A district judge in New York denied the International Union of Operating Engineers (IUOE) Local 14’s motion for judgment on the pleadings, holding that the LMRA does not preempt New York state law discrimination claims. The court found that rights under the New York City Human Rights Law (NYCHRL) are independent from collective bargaining agreements between city trade groups and Local 14 that require contractors to hire union members. Five minority workers alleged that the union violated the NYCHRL, Title VII, and the Civil Rights Act of 1866 by engaging in a pattern or practice of intentional race discrimination in evaluating prospective members, executing its apprenticeship program and filling requests for city contractor union jobs. Morrison v. Operating Eng’rs Local 14-14B.
A Western District of Tennessee court ordered Kellogg Co. to end a nine-month worker lockout at a Memphis, Tenn. cereal plant, finding that the company’s demand to change new and rehired unionized workers’ wage rates constituted an unfair labor practice. The court ordered a temporary injunction, requiring Kellogg to allow workers to come back within five days. NLRB v. Kellogg Co.

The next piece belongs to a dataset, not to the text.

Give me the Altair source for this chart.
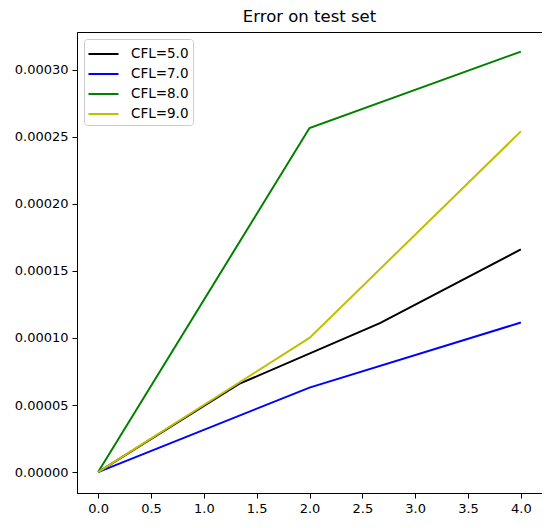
import altair as alt
import pandas as pd

# Data
labels = ["CFL=5.0", "CFL=7.0", "CFL=8.0", "CFL=9.0"]
colors = ["#000000", "#0000ff", "#008000", "#bfbf00"]

x_cfl5 = [0.0, 1.3333, 2.6667, 4.0]
y_cfl5 = [0.0, 0.0000657, 0.000111, 0.000166]

x_cfl7 = [0.0, 2.0, 4.0]
y_cfl7 = [0.0, 0.0000630, 0.0001115]

x_cfl8 = [0.0, 2.0, 4.0]
y_cfl8 = [0.0, 0.0002565, 0.0003135]

x_cfl9 = [0.0, 2.0, 4.0]
y_cfl9 = [0.0, 0.0001000, 0.0002540]

x_ticks = [0.0, 0.5, 1.0, 1.5, 2.0, 2.5, 3.0, 3.5, 4.0]
y_ticks = [0.0, 0.00005, 0.0001, 0.00015, 0.0002, 0.00025, 0.0003]

rows = []
for lab, xs, ys in zip(labels, [x_cfl5, x_cfl7, x_cfl8, x_cfl9],
                       [y_cfl5, y_cfl7, y_cfl8, y_cfl9]):
    for i, (xv, yv) in enumerate(zip(xs, ys)):
        rows.append({"series": lab, "x": xv, "y": yv, "order": i})
df = pd.DataFrame(rows)

font = "DejaVu Sans"

chart = alt.Chart(df).mark_line(strokeWidth=2).encode(
    x=alt.X("x:Q", scale=alt.Scale(domain=[-0.2, 4.2], nice=False, zero=False),
            axis=alt.Axis(values=x_ticks, format=".1f", title=None, grid=False)),
    y=alt.Y("y:Q", scale=alt.Scale(domain=[-0.0000156, 0.0003281], nice=False, zero=False),
            axis=alt.Axis(values=y_ticks, format=".5f", title=None, grid=False)),
    color=alt.Color("series:N", scale=alt.Scale(domain=labels, range=colors),
                    legend=alt.Legend(title=None, orient="top-left", offset=7,
                                      symbolType="M-1.05,0L1.95,0", symbolSize=400,
                                      symbolStrokeWidth=2, padding=4, rowPadding=2,
                                      labelOffset=21, labelFont=font, labelFontSize=13.5,
                                      labelColor="black", fillColor="white",
                                      strokeColor="#cccccc", cornerRadius=3)),
    order="order:Q",
).properties(
    width=465,
    height=461,
    autosize=alt.AutoSizeParams(type="none"),
    padding={"left": 69, "top": 24, "right": 0, "bottom": 27},
    title=alt.Title("Error on test set", font=font, fontSize=16.5, fontWeight="normal",
                    color="black", anchor="middle", offset=8, baseline="alphabetic", dy=14),
).configure_view(
    stroke="black", strokeWidth=1
).configure_axis(
    labelFont=font, labelFontSize=13, labelColor="black",
    tickColor="black", tickSize=5, tickWidth=1,
    domainColor="black", domainWidth=1, labelPadding=4,
)

chart.save("out.html", embed_options={"renderer": "svg", "actions": False})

The Wisconsin Supreme Court ruled (5-2) to uphold Act 10, a state law that delineates procedures, obligations, and rights of collective bargaining by holding that it does not infringe on employees’ constitutional right to freedom of association. In doing so, it reversed the September 2012 state court judge’s decision that some provisions violated plaintiffs’ rights under the Wisconsin and U.S. Constitutions. The Seventh Circuit previously shot down constitutionality challenges to Act 10 in January 2013 and again in April 2014. Madison Teachers Inc., et al. v. Scott Walker, et al.
The NLRB held that California grocery chain Fresh & Easy Neighborhood Market’s confidentiality and data protection provisions in its code of conduct, which instruct employees to keep employee information secure and to use it lawfully, violated the NLRA because employees could interpret it as banning discussions of employment
conditions and wages. Member Harry I. Johnson, dissenting, stated that the overall context should dictate whether the employees would view the requirement as precluding protected activity. Here NLRA would not be chilled, because in the context of the entire code of conduct the provision at issue addressed ethical concerns rather than employment circumstances. Fresh & Easy Neighborhood Market.
New Jersey Local 25 of the Sheet Metal Workers’ International Association (SMWIA) reached settlement with the EEOC resolving discrimination claims arising from a black trainee’s termination from the union’s Joint Apprenticeship and Training Committee. SMWIA agreed to pay $34,500 and change its policies regarding how to handle alleged discrimination. The EEOC said it will continue to monitor Local 25 for compliance with previous orders dealing with its race and national origin discrimination in its apprenticeship program.